Reframe
There is not a whole helluva lot I can do about any of the situations that have been making me feel very sour. And, as I cannot exist healthily in that emotional state, I am trying to reframe my mind to "ignore" that which I cannot control or change. That is perhaps the best I can do at the moment. So much "pop-psychology" suggests that a person must "process" their e-motions. But, what the hell does that actually mean? To my manner of thinking, that suggests that I should think about and focus on how to SOLVE these situations. But, the reality is I CANNOT solve them. My friend has died. The person I do not speak of is still being horrible and an idiot.

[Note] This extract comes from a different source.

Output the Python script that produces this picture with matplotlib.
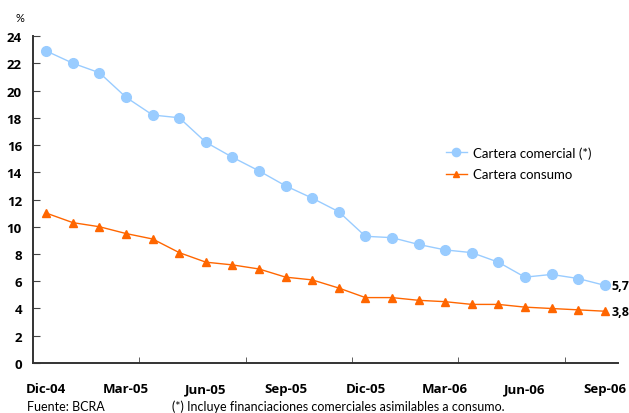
import matplotlib
matplotlib.use("Agg")
import matplotlib.pyplot as plt
import numpy as np

plt.rcParams["font.family"] = ["Lato", "DejaVu Sans"]
negrita = ["Open Sans", "DejaVu Sans"]

meses = ["Dic-04", "Ene-05", "Feb-05", "Mar-05", "Abr-05", "May-05", "Jun-05", "Jul-05",
         "Ago-05", "Sep-05", "Oct-05", "Nov-05", "Dic-05", "Ene-06", "Feb-06", "Mar-06",
         "Abr-06", "May-06", "Jun-06", "Jul-06", "Ago-06", "Sep-06"]
comercial = [22.9, 22.0, 21.3, 19.5, 18.2, 18.0, 16.2, 15.1, 14.1, 13.0, 12.1, 11.1,
             9.3, 9.2, 8.7, 8.3, 8.1, 7.4, 6.3, 6.5, 6.2, 5.7]
consumo = [11.0, 10.3, 10.0, 9.5, 9.1, 8.1, 7.4, 7.2, 6.9, 6.3, 6.1, 5.5,
           4.8, 4.8, 4.6, 4.5, 4.3, 4.3, 4.1, 4.0, 3.9, 3.8]
yticks = list(range(0, 25, 2))

azul = "#99ccff"
naranja = "#ff6600"
x = np.arange(len(meses))

fig = plt.figure(figsize=(6.29, 4.14), dpi=100)
ax = fig.add_axes([0.0525, 0.1208, 0.93, 0.7898])

ax.plot(x, comercial, color=azul, lw=1.0, marker="o", ms=7, mec=azul,
        label="Cartera comercial (*)")
ax.plot(x, consumo, color=naranja, lw=1.0, marker="^", ms=5.5, mec=naranja,
        label="Cartera consumo")

ax.set_xlim(-0.5, len(meses) - 0.5)
ax.set_ylim(0, 24)
ax.set_yticks(yticks)
ax.set_yticklabels([str(v) for v in yticks], fontweight="bold", fontsize=9.5,
                   family=negrita)

# labels every quarter, tick marks every four months between categories
ax.set_xticks(x[::3])
ax.set_xticklabels(meses[::3], fontweight="bold", fontsize=9.5, family=negrita)
ax.tick_params(axis="x", which="major", length=0, pad=14)
ax.set_xticks(np.arange(3.5, len(meses) - 1, 4), minor=True)
ax.tick_params(axis="x", which="minor", direction="in", length=4, color="#444444")
ax.tick_params(axis="y", direction="in", length=5, color="#444444", pad=8)

for s in ["top", "right"]:
    ax.spines[s].set_visible(False)
for s in ["left", "bottom"]:
    ax.spines[s].set_color("#333333")
    ax.spines[s].set_linewidth(1.4)

for serie in (comercial, consumo):
    ax.text(len(meses) - 0.75, serie[-1], f"{serie[-1]:.1f}".replace(".", ","),
            fontweight="bold", fontsize=9, va="center", ha="left", family=negrita)

ax.legend(loc="upper left", bbox_to_anchor=(0.685, 0.70), frameon=False, fontsize=9.5,
          handlelength=1.6, labelspacing=0.75, handletextpad=0.5, markerscale=0.85)

fig.text(20 / 629, 1 - 18 / 414, "%", fontsize=8, ha="center", va="center")
fig.text(27 / 629, 1 - 407 / 414, "Fuente: BCRA", fontsize=9, va="center")
fig.text(172 / 629, 1 - 407 / 414,
         "(*) Incluye financiaciones comerciales asimilables a consumo.",
         fontsize=9, va="center")

fig.savefig("out.png", dpi=100)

I CANNOT change those things, no matter how long I ruminate over them.
The best I can muster, I believe, is to ignore them as well as I can, until one or both or additional things rear their ugly heads again and I am FORCED back into the sour state. It is hard to live this way with unresolved crap, and crap that will remain bad. But, I have no ability to control or shape it. It is akin to simply waiting for one disaster after another. But, at least working to ignore things can make the current moment less unpleasant.
* * * * *
So, in my "reframed" mind, I am focusing on what I can do, or have done:
- I ran a FULL 10 miles this morning (~16 km). This is the first time since my heel issue. Overall, it was nice to have done it again. I can still feel some less-than-typical aspects to my gait on that side that had the heel issue. But, I am hopeful that it will become more limber and less achy with my having a return to a more normal running gait.
- I am going to try very hard to attend the Retiree's Cigar Group tomorrow. I am working hard today to try to assure I have no potential conflicts that may pop up.
- I am going to need to lecture at an accelerated pace today to assure that I can get through the needed materials for one of my classes. For reasons I do not quite understand, I have been getting slower, or perhaps more accurately, too expository in one of my classes and I find I am not getting to where I need to so the kids can take there exam next week as scheduled. I had to submit the damn exam to the Graphics Center so many weeks ago (new, stupid policy) that I have to get through this material today.
- I am going to practice some today on my tenor sax. Music makes me feel happier and more calm.
- I am going to allow myself to carry around a pacifier (one of my pipes) today. It may look foolish, but it is comforting to me.
3 Comments:
Professor, your pipe-pacifier is NOT "foolish." It's a tangible reminder of values and priorities and ideals. And I think it is directly related to the re-framing of which you wrote. Think of the old "Serenity Prayer" with its line, "Help me accept the things I cannot change." That doesn't mean you must LIKE or APPROVE of those things; it just means that they aren't yours to change. You've lost a dear friend to death, which not only hurts but reminds us that even the finest earthly pleasures are temporary. And you're dealing with some great displeasure with the unspoken-person. But even in the face of sadness and displeasure, there are ideals that remain unchanged -- spiritual ideals, emotional ideals, and physical ideals, whether or not those ideals are fully accessible to you at this moment. So I think that, for you, the pipe-pacifier is a wonderful reminder of those ideals. It may even give you greater strength to let go of your hurt regarding the unspoken-person's idiocy, and to contextualize your sadness at the loss of your friend.
As for the pre-printed exam, if somehow you don't get to covering all the material covered in the exam, could you in the worst-case simply tell the students something like, "Questions X through Y are extra-credit and won't be counted against you if you miss them"? Or is the not-yet-covered material scattered throughout the test, such that you might simply when grading take not of that and not count those questions toward the students' overall grade?
Enjoy your time on the tenor sax, which is clearly a happy pacifier in its own way. You'll get through this, Professor!
In my first year of teaching, the exam that was set had a lot of material that I hadn't taught. (We didn't really have official outlines in our geography department in 1971.) My three-day 'review' covered a lot of new ground. 😊
Happy that you're back to normalish on the running and that you're intending to go to the Retirees' Cigar Group. There is so much out of our control that affects our lives. I understand.